Galing writes how the speaker’s mother has found “home”, especially revealed

when he describes her “taking care of the outside marble steps,/sweeping the street,/

always cheerful and happy, hardly any money, being on welfare./she loved her surroundings at fourth and Tasker,…” She had found permanence, while Galing’s speaker has left this solid place for somewhere else. The speaker returns to the building site after a long time, long after his mother’s death. The speaker admits, “And I never cried so long, or so hard, in all my life.” The speaker has closure on the place where he was raised, where his mother was “at the window where my mother used to wave to me so many times/when I returned to see her…/I could swear that I saw her face looking down/at me, now, and waving,/and suddenly I smiled and waved back,/and whispered, goodbye, Mom…” Again, Galing has revealed a sense of “home” in Bargain Basement. Although his mother has died, the speaker still has a sense of belonging to a place which holds many memories for him.

Galing writes about “home” quite often in the five chapbooks mentioned in this review. But the strongest sense of “home” and permanence that Galing conveys is in “Because You Asked” in Chasing The World never catching up when writing about his relationship with his wife:


Because You Asked

For my wife, R.I.P.


are we dead?

she asks me


no, i say

we are still

alive,

but we are

old, she says,

we have to die

some day, i tell

her gently,

not yet…

but when you’re

old you die

my wife says,

don’t you know that?

we all die, i agree,

but even the very young

die,

the rich die,

the poor die,

the homeless die,

the soldiers die, too;

unless an accident happens

when we will die,

let’s not rush it,

it will come soon enough…

do we live here?

she ask again, as

if she forgot we have

lived in our home for

fifty years,

of course we live here,

i reassure her softly,

you and me… we live here,

where are our children?

she wants to know

they have long gone away,

i reply,

it’s just you and me.

we hug each other

eighty-eight isn’t

easy.

neither is alzheimers.


Galing has composed a wonderful poem about his wife and his kind, and gentle caring for one another. The poem flows from line to line, enjambment after enjambment. And, once again, the concept of “home” is discussed, this time Galing uses the words, “our home”, to show that the speaker, Ed Galing, knows what a strength there is in having a real home, family, and wife, as read when he writes, “do we live here?/she asks again, as/if she forgot we have/lived in our home for fifty years/of course we live here, i reassure her softly,/you and me…we live here,…”

Galing has written about the different stages and kinds of “homes” he as speaker

has encountered throughout his life, ranging from diners to bargain basements to south philly to the home his mother and he lived in during his early years to the home he and his wife raised their family in.
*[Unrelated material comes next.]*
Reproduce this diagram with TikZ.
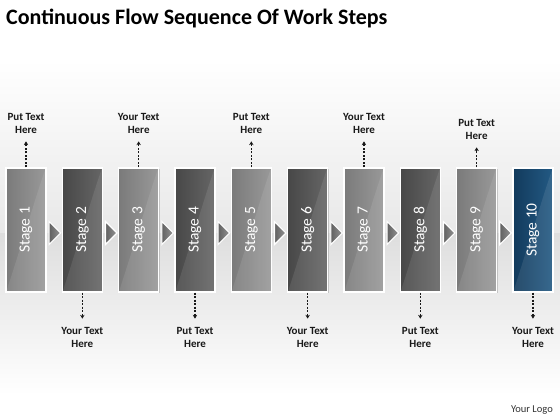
\documentclass[tikz,border=0pt]{standalone}
\usepackage{fontspec}
\setmainfont{Carlito}
\usetikzlibrary{arrows.meta,shadows,calc}
\tikzset{
  stagebox/.style={draw=white, line width=1.3pt, minimum width=40pt, minimum height=124pt, inner sep=0pt,
    drop shadow={opacity=0.35, shadow xshift=1pt, shadow yshift=-1pt}},
  oddbox/.style={stagebox, left color=black!52, right color=black!40},
  evenbox/.style={stagebox, left color=black!72, right color=black!60},
  bluebox/.style={stagebox, left color=blueA, right color=blueB},
  stagetext/.style={rotate=90, text=white, font=\fontsize{15.5}{17}\selectfont, inner sep=0pt},
  lbl/.style={align=center, font=\bfseries\fontsize{11}{13.5}\selectfont, inner sep=0pt, text=black!90},
  dasharrow/.style={line width=1.1pt, dash pattern=on 2.2pt off 1.3pt, -{Stealth[length=3.8pt,width=4.4pt]}, black!90},
  tri/.style={draw=white, line width=1.1pt, left color=black!62, right color=black!42},
  hilite/.style={fill=white, fill opacity=0.09, draw=none}
}
\definecolor{blueA}{HTML}{123A5C}
\definecolor{blueB}{HTML}{235A84}
\begin{document}
\begin{tikzpicture}[x=1pt,y=-1pt]
\useasboundingbox (0,0) rectangle (560,420);
% background
\fill[white] (0,0) rectangle (560,420);
\shade[top color=white, bottom color=black!9] (0,60) rectangle (560,233);
\shade[top color=black!13, bottom color=white] (0,233) rectangle (560,395);
% title
\node[anchor=west, font=\bfseries\fontsize{22}{26}\selectfont, inner sep=0pt] (title) at (6,18) {Continuous Flow Sequence Of Work Steps};
% boxes
\foreach \i in {1,...,10} {
  \pgfmathsetmacro{\cx}{26+56.33*(\i-1)}
  \ifnum\i=10
    \node[bluebox] (s\i) at (\cx,230) {};
  \else\ifodd\i
    \node[oddbox] (s\i) at (\cx,230) {};
  \else
    \node[evenbox] (s\i) at (\cx,230) {};
  \fi\fi
  \fill[hilite] ($(s\i.south west)+(1,-1)$) .. controls ($(s\i.south west)+(20,-60)$) and ($(s\i.north east)+(-8,20)$) .. ($(s\i.north east)+(-1,1)$) -- ($(s\i.south east)+(-1,-1)$) -- cycle;
  \node[stagetext] (t\i) at (s\i) {Stage \i};
}
% triangles
\foreach \i in {1,...,9} {
  \draw[tri] ($(s\i.east)+(2.5,-8.5)$) -- ($(s\i.east)+(14,3)$) -- ($(s\i.east)+(2.5,14.5)$) -- cycle;
}
% top labels
\node[lbl] (l1) at (26,123.5) {Put Text\\Here};
\node[lbl] (l3) at ($(s3|-l1)$) {Your Text\\Here};
\node[lbl] (l5) at ($(s5|-l1)$) {Put Text\\Here};
\node[lbl] (l7) at ($(s7|-l1)$) {Your Text\\Here};
\node[lbl] (l9) at ($(s9|-l1)+(0,6)$) {Put Text\\Here};
\foreach \i in {1,3,5,7} {
  \coordinate (a\i) at ($(s\i.north)+(0,-26)$);
  \draw[dasharrow] (s\i.north) -- (a\i);
}
\coordinate (a9) at ($(s9.north)+(0,-20)$);
\draw[dasharrow] (s9.north) -- (a9);
% bottom labels
\node[lbl] (l2) at ($(s2)+(0,107.5)$) {Your Text\\Here};
\node[lbl] (l4) at ($(s4|-l2)$) {Put Text\\Here};
\node[lbl] (l6) at ($(s6|-l2)$) {Your Text\\Here};
\node[lbl] (l8) at ($(s8|-l2)$) {Put Text\\Here};
\node[lbl] (l10) at ($(s10|-l2)$) {Your Text\\Here};
\foreach \i in {2,4,6,8,10} {
  \coordinate (b\i) at ($(s\i.south)+(0,26)$);
  \draw[dasharrow] (s\i.south) -- (b\i);
}
% logo
\node[anchor=east, font=\fontsize{10.5}{12}\selectfont, inner sep=0pt, text=black!80] (logo) at (553,410) {Your Logo};
\end{tikzpicture}
\end{document}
Diner, Bargain Basement , Out On A Limb, and Shadows on the Wall , and Chasing The World never catching up all poetically describe Galing’s journey to find “home” whenever and wherever he can.

These short and sweet chapbooks are excellent reads for people who want a down-to-earth, gentle, often humorous, and sometimes eye-opening as well as mind-opening, reading experience.

Hopefully, these chapbooks will make the permanent move to a shelf in your bookcase.